What the exercise asks
Word for word, print each line of the listing below; pictures stay out.

#### Supplied information

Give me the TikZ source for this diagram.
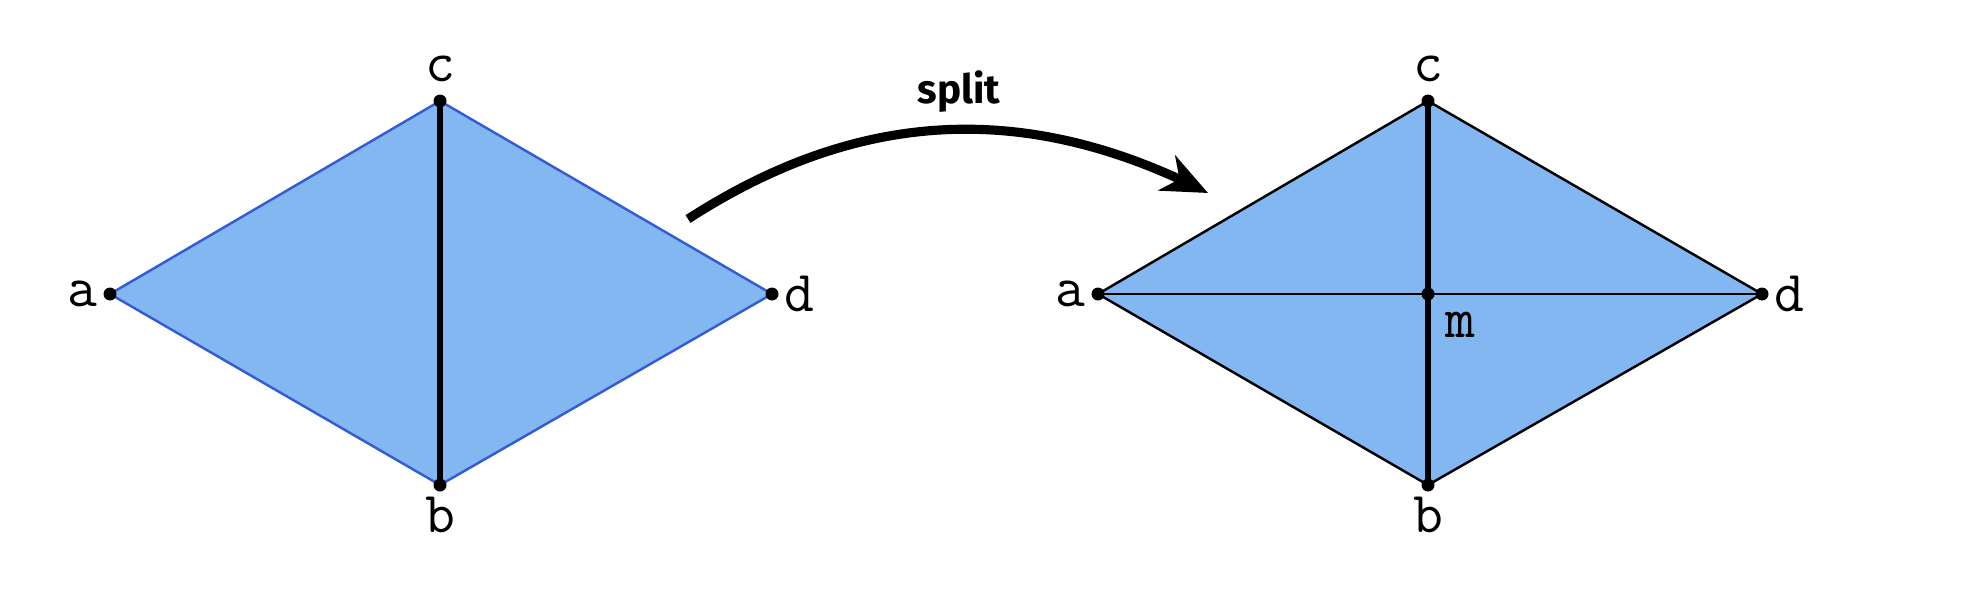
\documentclass[tikz,border=0pt]{standalone}
\usepackage{fontspec}
\newfontfamily\verbfont{Fira Sans}
\usetikzlibrary{arrows.meta,bending}
\definecolor{ink}{RGB}{0,0,0}
\definecolor{face}{RGB}{131,183,242}
\definecolor{rim}{RGB}{52,92,212}
\tikzset{
  every picture/.style={color=ink, line width=0.7pt},
  patch/.style={fill=face},
  rimline/.style={draw=rim, line width=0.7pt},
  hull/.style={draw=ink, line width=0.7pt},
  edge/.style={draw=ink, line width=1.8pt},
  vtx/.style={circle, fill=ink, inner sep=0pt, minimum size=1.3mm, label distance=1pt},
  tag/.style={font=\ttfamily\fontsize{16.5}{18}\selectfont, inner sep=1pt},
  move/.style={-{Stealth[length=13pt,width=11pt,inset=4pt]}, line width=2.6pt},
  verb/.style={font=\verbfont\bfseries\fontsize{11.5}{13}\selectfont, inner sep=1pt},
}

\begin{document}
\begin{tikzpicture}
  \useasboundingbox (0,0) rectangle (19.66,5.88);
  % before the split
  \coordinate (La) at (1.10,2.94);
  \coordinate (Lc) at (4.40,4.87);
  \coordinate (Lb) at (4.40,1.03);
  \coordinate (Ld) at (7.72,2.94);
  \fill[patch] (La) -- (Lc) -- (Ld) -- (Lb) -- cycle;
  \draw[rimline] (La) -- (Lc) -- (Ld) -- (Lb) -- cycle;
  \draw[edge] (Lc) -- (Lb);
  \node[vtx, label={[tag]left:a}] (La dot) at (La) {};
  \node[vtx, label={[tag, label distance=2pt]above:c}] (Lc dot) at (Lc) {};
  \node[vtx, label={[tag]below:b}] (Lb dot) at (Lb) {};
  \node[vtx, label={[tag]right:d}] (Ld dot) at (Ld) {};
  % after the split
  \coordinate (Ra) at (10.98,2.94);
  \coordinate (Rc) at (14.28,4.87);
  \coordinate (Rb) at (14.28,1.03);
  \coordinate (Rd) at (17.62,2.94);
  \coordinate (Rm) at (14.28,2.94);
  \fill[patch] (Ra) -- (Rc) -- (Rd) -- (Rb) -- cycle;
  \draw[hull] (Ra) -- (Rc) -- (Rd) -- (Rb) -- cycle;
  \draw[hull] (Ra) -- (Rd);
  \draw[edge] (Rc) -- (Rb);
  \node[vtx, label={[tag]left:a}] (Ra dot) at (Ra) {};
  \node[vtx, label={[tag, label distance=2pt]above:c}] (Rc dot) at (Rc) {};
  \node[vtx, label={[tag]below:b}] (Rb dot) at (Rb) {};
  \node[vtx, label={[tag]right:d}] (Rd dot) at (Rd) {};
  \node[vtx, label={[tag, label distance=3pt]-45:m}] (Rm dot) at (Rm) {};
  % split arrow
  \coordinate (arc start) at (6.88,3.69);
  \coordinate (arc end) at (12.08,3.95);
  \draw[move] (arc start) to[bend left=30] (arc end);
  \node[verb] (split) at (9.59,4.96) {split};
\end{tikzpicture}
\end{document}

########

Solution
Give me the TikZ source for this diagram.
\documentclass[tikz,border=0pt]{standalone}
\usepackage{fontspec}
\newfontfamily\verbfont{Fira Sans}
\usetikzlibrary{arrows.meta,bending}
\definecolor{ink}{RGB}{0,0,0}
\definecolor{face}{RGB}{131,183,242}
\definecolor{rim}{RGB}{52,92,212}
\tikzset{
  every picture/.style={color=ink, line width=0.7pt},
  patch/.style={fill=face},
  rimline/.style={draw=rim, line width=0.7pt},
  hull/.style={draw=ink, line width=0.7pt},
  edge/.style={draw=ink, line width=1.8pt},
  vtx/.style={circle, fill=ink, inner sep=0pt, minimum size=1.3mm, label distance=1pt},
  tag/.style={font=\ttfamily\fontsize{16.5}{18}\selectfont, inner sep=1pt},
  move/.style={-{Stealth[length=13pt,width=11pt,inset=4pt]}, line width=2.6pt},
  verb/.style={font=\verbfont\bfseries\fontsize{11.5}{13}\selectfont, inner sep=1pt},
}

\begin{document}
\begin{tikzpicture}
  \useasboundingbox (0,0) rectangle (19.66,5.88);
  % before the split
  \coordinate (La) at (1.10,2.94);
  \coordinate (Lc) at (4.40,4.87);
  \coordinate (Lb) at (4.40,1.03);
  \coordinate (Ld) at (7.72,2.94);
  \fill[patch] (La) -- (Lc) -- (Ld) -- (Lb) -- cycle;
  \draw[rimline] (La) -- (Lc) -- (Ld) -- (Lb) -- cycle;
  \draw[edge] (Lc) -- (Lb);
  \node[vtx, label={[tag]left:a}] (La dot) at (La) {};
  \node[vtx, label={[tag, label distance=2pt]above:c}] (Lc dot) at (Lc) {};
  \node[vtx, label={[tag]below:b}] (Lb dot) at (Lb) {};
  \node[vtx, label={[tag]right:d}] (Ld dot) at (Ld) {};
  % after the split
  \coordinate (Ra) at (10.98,2.94);
  \coordinate (Rc) at (14.28,4.87);
  \coordinate (Rb) at (14.28,1.03);
  \coordinate (Rd) at (17.62,2.94);
  \coordinate (Rm) at (14.28,2.94);
  \fill[patch] (Ra) -- (Rc) -- (Rd) -- (Rb) -- cycle;
  \draw[hull] (Ra) -- (Rc) -- (Rd) -- (Rb) -- cycle;
  \draw[hull] (Ra) -- (Rd);
  \draw[edge] (Rc) -- (Rb);
  \node[vtx, label={[tag]left:a}] (Ra dot) at (Ra) {};
  \node[vtx, label={[tag, label distance=2pt]above:c}] (Rc dot) at (Rc) {};
  \node[vtx, label={[tag]below:b}] (Rb dot) at (Rb) {};
  \node[vtx, label={[tag]right:d}] (Rd dot) at (Rd) {};
  \node[vtx, label={[tag, label distance=3pt]-45:m}] (Rm dot) at (Rm) {};
  % split arrow
  \coordinate (arc start) at (6.88,3.69);
  \coordinate (arc end) at (12.08,3.95);
  \draw[move] (arc start) to[bend left=30] (arc end);
  \node[verb] (split) at (9.59,4.96) {split};
\end{tikzpicture}
\end{document}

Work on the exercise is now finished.